Requirement of expectation of privacy
You do not have the right to challenge the search and admission of evidence just because a search yielded evidence that the prosecution intends to use against you. Before the court will grant a suppression hearing, a defendant must establish that he or she (and not someone else) had a legitimate expectation of privacy in the place searched or the item seized. This requirement is known as “standing.”
Merely having an ownership interest in the property seized does not confer standing.
Standing presents a delicate problem for a defendant. At trial, your criminal defense attorney will want to distance you from the drugs or gun or other incriminating evidence that the police seized. However, you will not get a suppression hearing unless your attorney alleges sufficient facts to establish standing.
Canny prosecutors will challenge standing with the aim of forcing a defendant to take the witness stand at the suppression hearing and admit that he possessed the incriminating item. While the prosecution cannot use the admissions in its case at trial, the prosecution can bring them up to impeach the defendant if he testifies on his own behalf at trial.
An experienced criminal defense attorney will try to establish standing through witnesses other than the defendant. For example:
- The arresting officer’s testimony that he saw the defendant in possession of the incriminating item or that the defendant stated that he borrowed a car from its rightful owner may be enough to establish standing.
- Other people can be called to testify to the defendant’s interest in the vehicle or premises that was searched. A friend, if not charged as a co-defendant, might be able to testify that the defendant slept several nights in the apartment, thereby establishing standing.
The Fourth Amendment and its state counterparts prohibit only governmental intrusions. Therefore, the fruit of searches conducted by private parties can be used despite the unreasonableness of the intrusion.
However, the search must comply with Fourth Amendment standards when:
- The individuals act as instruments or agents of the government. For example, one court decided that an airport employee who had a history of providing information to the DEA for money and opening packages and searching for drugs acted as government agent.
- The officers join the private search while in progress.
Relinquishing the privacy interest
Actions indicating your intent to relinquish your privacy interest in an item may amount to abandonment or forfeiture of your Fourth Amendment interest in the item and the right to contest its seizure and search. For example:
- Leaving a gym bag in a public hallway.
- Putting the garbage at the curb.
- Throwing drugs to the ground when chased by the police.

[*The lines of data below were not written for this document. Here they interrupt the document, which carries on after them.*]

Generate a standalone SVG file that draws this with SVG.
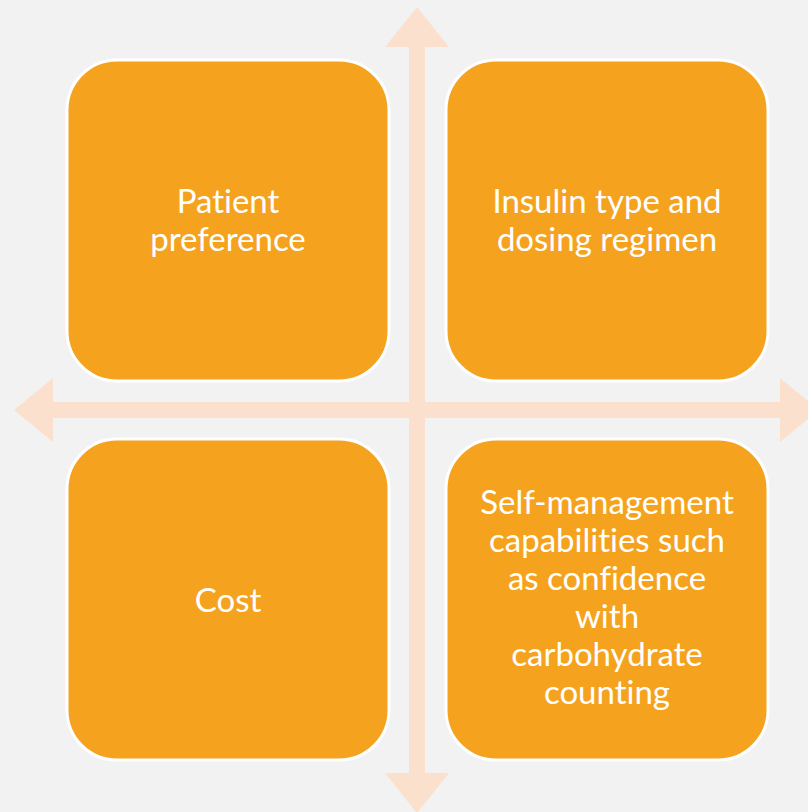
<svg xmlns="http://www.w3.org/2000/svg" width="808" height="812" viewBox="0 0 808 812">
  <style>
    .box { fill: #F5A31F; stroke: #FFFFFF; stroke-width: 3; }
    .axis { fill: #FBE1CD; }
    .label { fill: #FFFFFF; font-family: Lato, "Open Sans", "Liberation Sans", sans-serif; font-size: 33px; text-anchor: middle; font-variant-ligatures: none; }
  </style>
  <rect width="808" height="812" fill="#F2F2F2"/>

  <!-- cross of double-headed arrows -->
  <g id="connectors">
    <polygon class="axis" points="417,7 449,47 425,47 425,773 449,773 417,813 385,773 409,773 409,47 385,47"/>
    <polygon class="axis" points="14,410 53,378 53,402 780,402 780,378 819,410 780,442 780,418 53,418 53,442"/>
  </g>

  <g id="node-patient-preference">
    <rect class="box" x="67" y="60" width="322" height="321" rx="50" ry="50"/>
    <text class="label" x="228" y="213">Patient</text>
    <text class="label" x="228" y="251">preference</text>
  </g>

  <g id="node-insulin-type">
    <rect class="box" x="446" y="60" width="322" height="321" rx="50" ry="50"/>
    <text class="label" x="607" y="213">Insulin type and</text>
    <text class="label" x="607" y="251">dosing regimen</text>
  </g>

  <g id="node-cost">
    <rect class="box" x="67" y="439" width="322" height="321" rx="50" ry="50"/>
    <text class="label" x="228" y="612">Cost</text>
  </g>

  <g id="node-self-management">
    <rect class="box" x="446" y="439" width="322" height="321" rx="50" ry="50"/>
    <text class="label" x="607" y="514">Self-management</text>
    <text class="label" x="607" y="552">capabilities such</text>
    <text class="label" x="607" y="590">as confidence</text>
    <text class="label" x="607" y="628">with</text>
    <text class="label" x="607" y="666">carbohydrate</text>
    <text class="label" x="607" y="704">counting</text>
  </g>
</svg>
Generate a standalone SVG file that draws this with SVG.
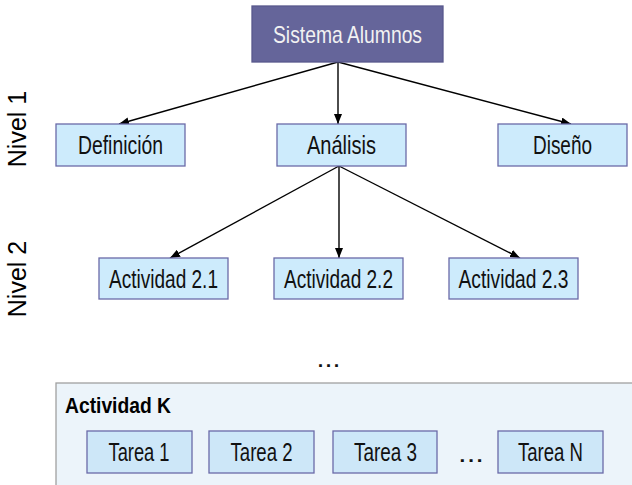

However, entrusting a bag or item to another person or setting it down temporarily does not amount to abandonment. For example:
- Giving computer disks to another in a sealed envelope marked “confidential and private” was not abandonment and did not authorize possessor to consent to search of the disk’s contents.
- Giving bag to store clerk and leaving store did not amount to abandonment.
The government bears the burden of proving abandonment.
Disclaiming an interest
The police may testify that when they approached you, you disclaimed any interest in your possessions. Such testimony, if believed, can be fatal to a suppression motion. Your criminal defense attorney should explore exactly what the police said and the circumstances. For example, sometimes the police enter an area (such as a stopped bus) and ask generally to whom a bag belongs. They will take silence as the occupants’ collective denial of any interest in the bag. A skilled defense attorney will ask the police whether they saw the defendant in the area or on the bus at the time; passengers, including the defendant, may have disembarked and not yet reboarded, so they may not have heard the question.
Another tactic that a defense attorney can use is to try to establish that the abandonment resulted from some police illegality. The abandonment then becomes the fruit of the illegal official conduct, and the item would be suppressed. For example, the police detained you without probable cause or reasonable suspicion before the act that might constitute abandonment.
Abandonment issues arise often in so-called “dropsy” cases, in which the police claim to observe a defendant sell or possess drugs or a gun and then throw it to the ground when the police approach. Once the police see the drop and recover the contraband, they have probable cause to arrest the defendant.
In dropsy cases, a suppression hearing can yield ample discovery. Since the suppression issue is whether the police had articulable and reasonable facts justifying their approach to the defendant, the prosecution will need to present its entire case regarding what the police saw the defendant do.
However, the prosecution can avoid any inquiry into what the police observed if the court accepts the argument that the approach was not a stop and that the defendant abandoned any interest in the item, thereby leaving nothing (neither the stop nor the seizure) to suppress.
The experienced criminal defense lawyer will argue that the police seized the defendant when they approached him, and that the seizure caused him to drop the drugs or gun so that the dropping is the suppressible fruit of the illegal seizure.
Some state courts accept that the approach is a seizure. However, the United States Supreme Court says that the approach is not a seizure. Nevertheless, even in federal court, a skilled criminal defense attorney can establish that a seizure occurred with evidence that the police did more than approach and yell, “Stop.” For example: Did they handle the defendant before he slipped away? Did they point or fire their guns at him?